Some things you can do to help you deal better with life stressors are to take care of yourself such as maintaining a proper diet and exercise regimen. Have daily rituals for relaxation and have a safe place you can retreat to recharge your energies when needed. Create a haven at home and work. Personalize your space to create a soothing, safe environment. Most importantly, slow down! Don’t rush from one activity to another or feel your day must be packed with activities. Your body needs down time. Spend some time in complete silence and solitude, letting your thoughts flow and expand. Find positive activities you enjoy and do them as often as you can. Create a strong social support system. Sometimes hearing another’s perspective on a problem can open your mind to new possibilities. Learn relaxation techniques and other tools to assist you when feeling stressed. Try not to get so caught up in the past or future that you’re not appreciating what you have in the present. Plan for the future, make peace with your past, but realize that the present moment is the only reality you can be assured of living- so treasure it. When you learn to relax and enjoy the small things in your life, you learn to prioritize the things that really matter.
Many people insist that they can’t slow down or don’t have time to incorporate a self care regimen in their lives. You would be surprised to know that you can slow down and things will get done. In our busy lives, we often think if we are not running around, and moving fast, that time is wasted. However, time is really wasted due to poor organizational skills. When you rush through things, you tend to make mistakes, often having to go back and redo something twice. The old adage “haste makes waste” really is true. Plan your day to maximize your time. Many times we create extra trips or work for ourselves, because of poor planning.

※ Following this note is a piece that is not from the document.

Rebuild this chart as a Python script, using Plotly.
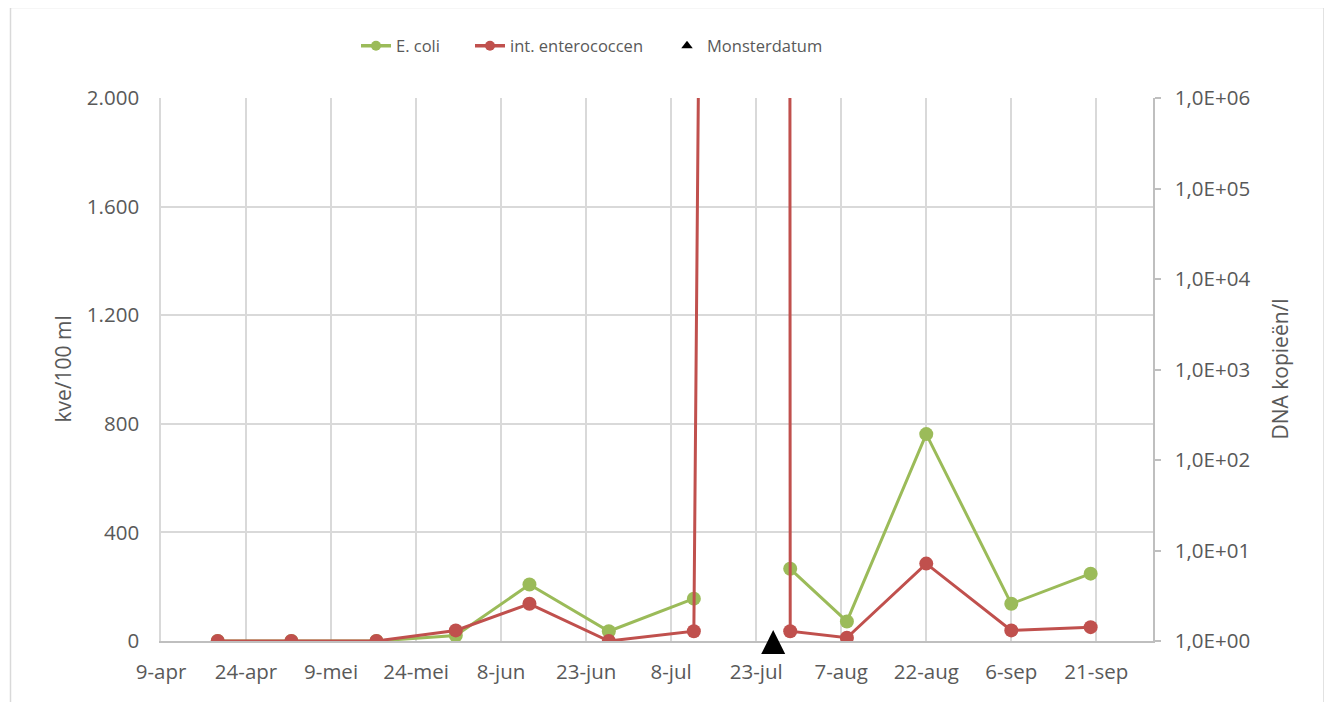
import plotly.graph_objects as go

# ---- data ----
sample_dates = ["2019-04-19", "2019-05-02", "2019-05-17", "2019-05-31", "2019-06-13",
                "2019-06-27", "2019-07-12", "2019-07-28", "2019-07-29", "2019-08-08",
                "2019-08-22", "2019-09-06", "2019-09-20"]
ecoli = [0, 0, 0, 20, 208, 36, 156, None, 266, 72, 762, 137, 248]
enterococcen = [0, 0, 0, 39, 137, 0, 36, 40000, 36, 12, 285, 39, 51]

monster_dates = ["2019-07-26"]
monster_values = [1]

x_tick_dates = ["2019-04-09", "2019-04-24", "2019-05-09", "2019-05-24", "2019-06-08",
                "2019-06-23", "2019-07-08", "2019-07-23", "2019-08-07", "2019-08-22",
                "2019-09-06", "2019-09-21"]
x_tick_labels = ["9-apr", "24-apr", "9-mei", "24-mei", "8-jun", "23-jun", "8-jul",
                 "23-jul", "7-aug", "22-aug", "6-sep", "21-sep"]
left_tick_values = [0, 400, 800, 1200, 1600, 2000]
left_tick_labels = ["0", "400", "800", "1.200", "1.600", "2.000"]
right_tick_values = [1, 10, 100, 1000, 10000, 100000, 1000000]
right_tick_labels = ["1,0E+00", "1,0E+01", "1,0E+02", "1,0E+03", "1,0E+04",
                     "1,0E+05", "1,0E+06"]

GREEN = "#9BBB59"
RED = "#C0504D"
TXT = "#595959"
GRID = "#d9d9d9"
AXIS = "#bfbfbf"
FONT = "Open Sans"

# page body adds an 8px margin around the figure
OFF = 8
W, H = 1332 - OFF, 702 - OFF

fig = go.Figure()

fig.add_trace(go.Scatter(x=sample_dates, y=ecoli, mode="lines+markers", name="E. coli",
                         line=dict(color=GREEN, width=3), marker=dict(color=GREEN, size=14),
                         connectgaps=False, showlegend=False))
fig.add_trace(go.Scatter(x=sample_dates, y=enterococcen, mode="lines+markers",
                         name="int. enterococcen",
                         line=dict(color=RED, width=3), marker=dict(color=RED, size=14),
                         connectgaps=False, showlegend=False))
fig.add_trace(go.Scatter(x=monster_dates, y=monster_values, mode="markers", name="Monsterdatum",
                         yaxis="y2", cliponaxis=False,
                         marker=dict(color="black", size=24, symbol="arrow-down", angle=180,
                                     standoff=11),
                         showlegend=False))

# legend entries
fig.add_trace(go.Scatter(x=[None], y=[None], mode="lines+markers", name="E. coli",
                         line=dict(color=GREEN, width=3.5), marker=dict(color=GREEN, size=10),
                         legend="legend"))
fig.add_trace(go.Scatter(x=[None], y=[None], mode="lines+markers", name="int. enterococcen",
                         line=dict(color=RED, width=3.5), marker=dict(color=RED, size=10),
                         legend="legend2"))
fig.add_trace(go.Scatter(x=[None], y=[None], mode="markers", name="Monsterdatum",
                         marker=dict(color="black", size=10, symbol="triangle-up"),
                         legend="legend3"))

# plot area in screen pixels
PX0, PX1 = 161.0, 1153.0
PY0, PY1 = 98.0, 641.0


def px_x(p):
    return (p - PX0) / (PX1 - PX0)


def px_y(p):
    return (PY1 - p) / (PY1 - PY0)


leg_common = dict(orientation="h", yanchor="middle", xanchor="left", y=px_y(46),
                  font=dict(family=FONT, size=16.5, color=TXT),
                  bgcolor="rgba(0,0,0,0)", borderwidth=0)

fig.update_layout(
    width=W, height=H,
    margin=dict(l=PX0 - OFF, r=1332 - PX1, t=PY0 - OFF, b=702 - PY1),
    paper_bgcolor="white", plot_bgcolor="white",
    font=dict(family=FONT, size=20.5, color=TXT),
    legend=dict(leg_common, x=px_x(356)),
    legend2=dict(leg_common, x=px_x(470)),
    legend3=dict(leg_common, x=px_x(667)),
    xaxis=dict(type="date", range=["2019-04-09", "2019-10-01"],
               tickvals=x_tick_dates, ticktext=x_tick_labels,
               showgrid=True, gridcolor=GRID, gridwidth=1.5,
               showline=True, linecolor=AXIS, linewidth=1.5, layer="below traces",
               ticks="", ticklabelstandoff=12, zeroline=False,
               tickfont=dict(size=20.5, color=TXT, family=FONT)),
    yaxis=dict(range=[0, 2000], tickvals=left_tick_values, ticktext=left_tick_labels,
               showgrid=True, gridcolor=GRID, gridwidth=1.5, zeroline=False,
               showline=True, linecolor=GRID, linewidth=1.5, layer="below traces",
               ticks="", ticklabelstandoff=16,
               tickfont=dict(size=20.5, color=TXT, family=FONT)),
    yaxis2=dict(type="log", range=[0, 6], overlaying="y", side="right",
                tickvals=right_tick_values, ticktext=right_tick_labels,
                showgrid=False, zeroline=False,
                showline=True, linecolor=AXIS, linewidth=1.5, layer="below traces",
                ticks="outside", ticklen=6, tickcolor=AXIS, tickwidth=1.5,
                ticklabelstandoff=10,
                tickfont=dict(size=20.5, color=TXT, family=FONT)),
    annotations=[
        dict(text="kve/100 ml", textangle=-90, xref="paper", yref="paper",
             x=px_x(62), y=0.5, xanchor="center", yanchor="middle", showarrow=False,
             font=dict(family=FONT, size=21, color=TXT)),
        dict(text="DNA kopieën/l", textangle=-90, xref="paper", yref="paper",
             x=px_x(1279), y=0.5, xanchor="center", yanchor="middle", showarrow=False,
             font=dict(family=FONT, size=21, color=TXT)),
    ],
    shapes=[
        dict(type="rect", xref="paper", yref="paper",
             x0=px_x(10.5), x1=px_x(1324), y0=px_y(712), y1=px_y(7.5),
             line=dict(color=GRID, width=1.5), fillcolor="rgba(0,0,0,0)", layer="below"),
    ],
)

fig.write_html("out.html")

Things tend to go better for us when we are organized. Get up a little earlier in the morning, so you can start your day relaxed and slow. Establish a relaxing morning ritual, as opposed to frantically rushing around your house to avoid being late. Listen to your favorite music or books on tape on your way to work. Take a scenic route, making your drive enjoyable. Devise a fun car game or songs you can sing with your kids. You set the tone for your day, based on how you start your morning. You will soon notice that life is calmer and you will be better able to handle unexpected stress, when you make slight changes in your daily patterns.
Once you accept the fact that stress is a part of living in our society, you can take steps to reduce the stressors in your life, and also learn ways that help you deal with the unavoidable stressors you will experience. Stress is impossible to avoid, but possible to handle, when you create a soothing environment for yourself, and are equipped with coping skills and support.